A concerned citizen has written to Clifford Carnicom about an experience he had witnessing fibers falling from the sky on November 13. 2005. This person watched as the fibrous material that fell on the ground dissipated, but he was able to collect some of the fibers and put them in a jar. His wife developed a skin rash when she touched some of the fibers and had to be treated by a doctor who couldn’t determine the cause of the rash.
Upon observing them the next day, some two-thirds of the material had disappeared from the jar. This person decided to do some of his own analysis with a microscope, and when he opened the jar, the concentrate from the breakdown of the fibers blew into his face, causing bad burning in his eyes and throat. Once recovered, he was able to take pictures of the material under a microscope, and those pictures are included in this paper.
Clifford Carnicom begins this paper with his thoughts on the results of this citizen's work, stating "This report demonstrates that there are very likely significant health consequences that accompany these atmospheric operations.
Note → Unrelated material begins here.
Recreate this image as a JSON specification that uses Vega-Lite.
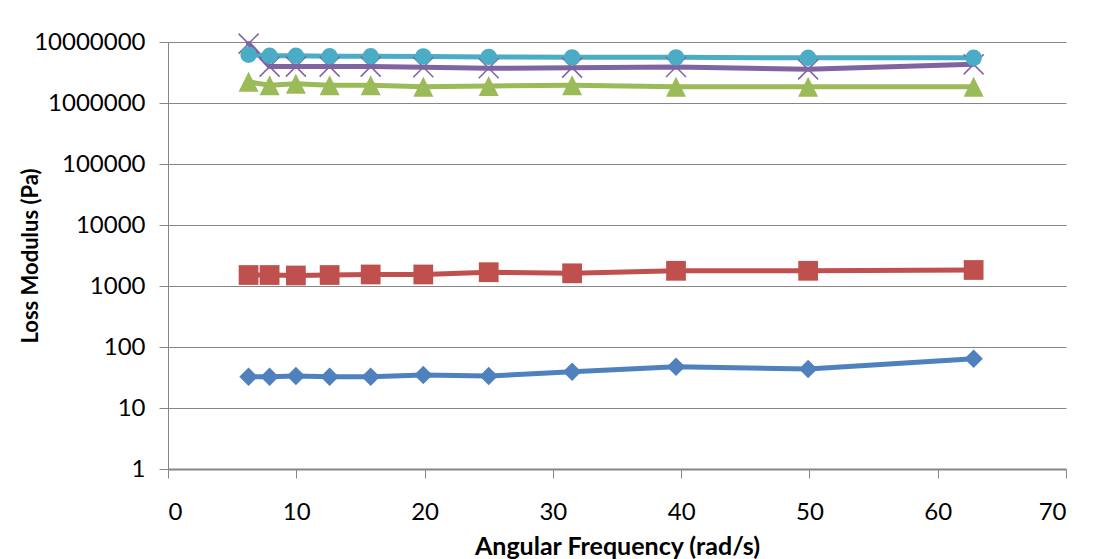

The report also demonstrates that the United States Environmental Protection Agency has completely failed in its mission to serve the public and to protect the health and welfare of our environment."
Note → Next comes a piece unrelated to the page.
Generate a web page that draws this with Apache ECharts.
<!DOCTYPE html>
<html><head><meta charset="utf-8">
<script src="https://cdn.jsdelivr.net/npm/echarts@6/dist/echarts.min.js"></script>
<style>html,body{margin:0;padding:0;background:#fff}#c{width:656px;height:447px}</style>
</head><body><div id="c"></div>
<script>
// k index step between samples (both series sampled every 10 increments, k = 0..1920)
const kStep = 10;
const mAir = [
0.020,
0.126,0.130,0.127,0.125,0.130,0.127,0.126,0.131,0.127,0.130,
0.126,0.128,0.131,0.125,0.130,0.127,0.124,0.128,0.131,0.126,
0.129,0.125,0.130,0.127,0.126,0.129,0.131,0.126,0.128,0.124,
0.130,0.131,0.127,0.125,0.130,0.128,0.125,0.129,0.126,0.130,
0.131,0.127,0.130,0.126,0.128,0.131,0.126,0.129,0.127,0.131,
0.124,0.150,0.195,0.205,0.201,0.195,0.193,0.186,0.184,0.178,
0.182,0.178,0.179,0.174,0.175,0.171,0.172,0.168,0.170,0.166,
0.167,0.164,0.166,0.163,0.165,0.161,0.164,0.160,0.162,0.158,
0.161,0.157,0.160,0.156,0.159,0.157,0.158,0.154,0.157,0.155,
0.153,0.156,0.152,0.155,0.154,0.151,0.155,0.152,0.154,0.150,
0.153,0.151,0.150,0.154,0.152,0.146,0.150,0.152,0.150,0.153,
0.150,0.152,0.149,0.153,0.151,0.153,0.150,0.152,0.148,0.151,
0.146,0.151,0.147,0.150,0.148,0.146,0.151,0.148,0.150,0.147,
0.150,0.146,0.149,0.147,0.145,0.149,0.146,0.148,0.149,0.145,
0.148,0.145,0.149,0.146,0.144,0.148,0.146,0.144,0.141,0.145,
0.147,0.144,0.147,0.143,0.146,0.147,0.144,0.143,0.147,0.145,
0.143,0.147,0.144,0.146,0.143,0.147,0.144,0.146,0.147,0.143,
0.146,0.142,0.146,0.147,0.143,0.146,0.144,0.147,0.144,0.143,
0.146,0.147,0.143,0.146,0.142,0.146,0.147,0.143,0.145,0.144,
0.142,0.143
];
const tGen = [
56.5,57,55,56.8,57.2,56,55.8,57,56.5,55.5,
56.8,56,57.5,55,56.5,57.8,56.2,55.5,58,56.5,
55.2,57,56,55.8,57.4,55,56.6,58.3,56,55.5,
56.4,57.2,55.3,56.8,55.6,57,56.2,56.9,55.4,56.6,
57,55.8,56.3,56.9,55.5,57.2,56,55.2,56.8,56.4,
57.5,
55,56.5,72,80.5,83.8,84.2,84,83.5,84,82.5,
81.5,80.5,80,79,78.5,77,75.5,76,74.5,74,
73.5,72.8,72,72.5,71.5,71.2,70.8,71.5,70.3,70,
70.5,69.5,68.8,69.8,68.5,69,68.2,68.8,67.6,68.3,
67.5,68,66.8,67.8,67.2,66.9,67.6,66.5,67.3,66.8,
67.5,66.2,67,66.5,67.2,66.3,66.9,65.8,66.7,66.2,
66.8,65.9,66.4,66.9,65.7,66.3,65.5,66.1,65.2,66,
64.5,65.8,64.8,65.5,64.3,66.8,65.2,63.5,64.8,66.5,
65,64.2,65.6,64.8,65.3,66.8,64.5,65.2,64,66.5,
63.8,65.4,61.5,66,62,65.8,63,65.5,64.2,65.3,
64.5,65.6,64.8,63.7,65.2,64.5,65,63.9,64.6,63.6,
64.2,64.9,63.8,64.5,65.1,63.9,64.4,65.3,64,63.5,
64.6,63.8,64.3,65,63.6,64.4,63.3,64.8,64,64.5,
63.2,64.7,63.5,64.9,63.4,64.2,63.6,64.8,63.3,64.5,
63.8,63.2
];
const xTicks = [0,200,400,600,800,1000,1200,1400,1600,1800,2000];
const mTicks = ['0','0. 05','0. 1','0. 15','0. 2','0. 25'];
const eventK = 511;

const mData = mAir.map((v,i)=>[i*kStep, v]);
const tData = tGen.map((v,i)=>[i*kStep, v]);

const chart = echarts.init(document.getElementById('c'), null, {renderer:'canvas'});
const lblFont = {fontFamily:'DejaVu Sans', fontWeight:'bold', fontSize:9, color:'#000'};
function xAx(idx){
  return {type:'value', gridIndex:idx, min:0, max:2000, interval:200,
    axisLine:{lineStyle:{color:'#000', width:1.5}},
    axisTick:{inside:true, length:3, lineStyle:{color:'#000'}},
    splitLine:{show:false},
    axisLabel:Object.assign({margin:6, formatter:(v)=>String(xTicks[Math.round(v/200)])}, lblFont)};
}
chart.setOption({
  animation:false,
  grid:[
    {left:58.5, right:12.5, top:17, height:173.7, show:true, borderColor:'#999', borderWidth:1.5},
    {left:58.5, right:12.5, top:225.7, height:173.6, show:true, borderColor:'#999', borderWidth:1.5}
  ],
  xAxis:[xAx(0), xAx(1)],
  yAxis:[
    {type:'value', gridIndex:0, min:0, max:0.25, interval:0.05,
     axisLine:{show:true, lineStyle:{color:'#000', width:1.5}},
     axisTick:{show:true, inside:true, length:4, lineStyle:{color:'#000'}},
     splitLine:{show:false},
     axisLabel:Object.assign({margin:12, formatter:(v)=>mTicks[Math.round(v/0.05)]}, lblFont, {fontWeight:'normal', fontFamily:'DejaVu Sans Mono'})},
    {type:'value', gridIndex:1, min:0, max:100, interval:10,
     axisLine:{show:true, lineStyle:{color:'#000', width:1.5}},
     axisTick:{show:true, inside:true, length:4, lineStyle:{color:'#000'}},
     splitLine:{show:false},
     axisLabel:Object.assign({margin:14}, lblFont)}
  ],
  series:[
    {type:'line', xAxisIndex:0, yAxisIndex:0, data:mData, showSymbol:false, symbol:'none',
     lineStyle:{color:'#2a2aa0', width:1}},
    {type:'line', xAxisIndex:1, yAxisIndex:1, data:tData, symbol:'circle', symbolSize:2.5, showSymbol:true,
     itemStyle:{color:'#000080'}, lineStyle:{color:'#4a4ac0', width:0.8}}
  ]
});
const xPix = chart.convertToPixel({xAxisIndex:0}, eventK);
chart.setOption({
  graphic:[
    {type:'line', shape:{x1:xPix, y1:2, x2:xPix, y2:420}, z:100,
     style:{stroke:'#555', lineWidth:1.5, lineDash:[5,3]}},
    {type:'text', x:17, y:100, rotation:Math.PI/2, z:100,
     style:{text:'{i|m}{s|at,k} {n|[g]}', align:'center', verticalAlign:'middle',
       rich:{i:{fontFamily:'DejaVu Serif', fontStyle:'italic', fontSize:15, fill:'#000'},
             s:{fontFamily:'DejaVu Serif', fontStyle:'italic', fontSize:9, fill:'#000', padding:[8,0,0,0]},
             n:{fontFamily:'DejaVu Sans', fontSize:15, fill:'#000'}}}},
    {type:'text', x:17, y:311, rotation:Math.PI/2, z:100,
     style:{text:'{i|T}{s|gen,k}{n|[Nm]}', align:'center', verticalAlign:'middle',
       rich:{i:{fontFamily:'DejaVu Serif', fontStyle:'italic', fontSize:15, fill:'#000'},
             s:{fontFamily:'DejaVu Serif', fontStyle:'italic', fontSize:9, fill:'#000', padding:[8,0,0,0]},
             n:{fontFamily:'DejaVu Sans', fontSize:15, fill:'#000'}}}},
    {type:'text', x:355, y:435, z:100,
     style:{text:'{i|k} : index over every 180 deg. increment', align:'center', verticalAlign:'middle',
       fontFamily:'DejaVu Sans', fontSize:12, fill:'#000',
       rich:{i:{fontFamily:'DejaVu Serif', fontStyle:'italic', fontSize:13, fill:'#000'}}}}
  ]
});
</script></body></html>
This work contains fiber samples collected and more pictures of fiber samples that were sent to Carnicom from a witness in Joseph, Oregon on October 2, 2000. These samples are identical in both appearance and characteristic to those discussed in previous Carnicom papers. All four samples collected so far have been reviewed under a microscope, and these new samples are identical to those that were sent to the US EPA. These samples have been found to contain significant biological components.